Amidst growing international concerns around Bangladesh’s clampdown on trade unions in the country’s garment sector, and following discussions with its member companies, the Ethical Trading Initiative (ETI) originally withdrew from the Dhaka Apparel Summit taking place on 25th February. But, following the release of the jailed trade unionists on 24 February will now be speaking at the summit.
THIS STATEMENT WAS UPDATED AT 10:45 AM GMT SATURDAY FEBRUARY 25
Given the news that the 35 Bangladeshi unionists and garment workers arrested since December last year have now been released, ETI representatives are attending the Dhaka Apparel Summit and our Executive Director will be speaking at the event.
Original statement follows below
ETI and its members have watched with increasing concern the series of arrests and worker lockouts in Dhaka’s Ashulia industrial area in December 2016 and the more recent arrests in Chittagong.
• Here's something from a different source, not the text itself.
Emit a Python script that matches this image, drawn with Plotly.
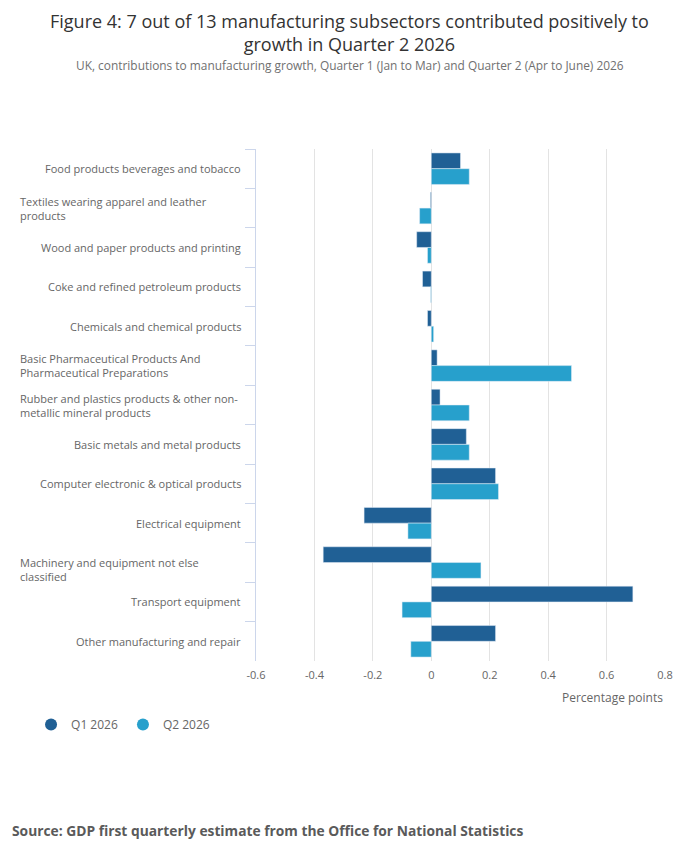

Now, following what appears to be an increasingly hard-line response by the authorities and some industry members, ETI feels it has no choice but to withdraw from the Dhaka Apparel Summit 2017. ETI members C&A, H&M, Inditex, Next and Tchibo have also confirmed that they will not attend.
Additionally, ETI members have been pressing government contacts and industry representatives to withdraw charges against wrongly jailed unionists.
Peter McAllister, ETI’s Executive Director said: “ETI recognises the importance of the Apparel Summit to the future of the ready-made garment sector in Bangladesh. Unfortunately, the current intimidation of workers and their representatives is at odds with a progressive industry looking to secure the sustainable development of the sector.”
ETI has not taken the decision to withdraw lightly. It has consistently sought to support the progress of the Bangladesh garment and textiles industry towards a vision of increased value of exports. But, it believes this can only be based on profitable businesses that support decent employment for workers whose rights are respected.
ETI’s Base Code of labour standards is very clear about the rights of workers to unionise and bargain collectively for a living wage. Peter McAllister said that the second of ETI’s nine codes of conduct recognised that “workers, without distinction, have the right to join or form trade unions of their own choosing and to bargain collectively and that their representatives are not discriminated against”.
Peter McAllister hoped that the Bangladesh Garment Manufacturers and Exporters Association (BGMEA) and the Bangladesh Apparel Exchange (BAE) that are organising the summit will listen to the concerns expressed by international retailers, ETI and others and reach out constructively to unions.
While acknowledging that workers and their representatives have obligations and responsibilities that are covered by the law, Peter McAllister asked that all concerned with the dispute now “enter into good faith dialogue so that the success of the industry can be built on good industrial relations.”
Even though ETI is withdrawing from the conference, Peter McAllister will still visit Bangladesh to meet with partners, officials, BGMEA and key members of the diplomatic community to share its concerns.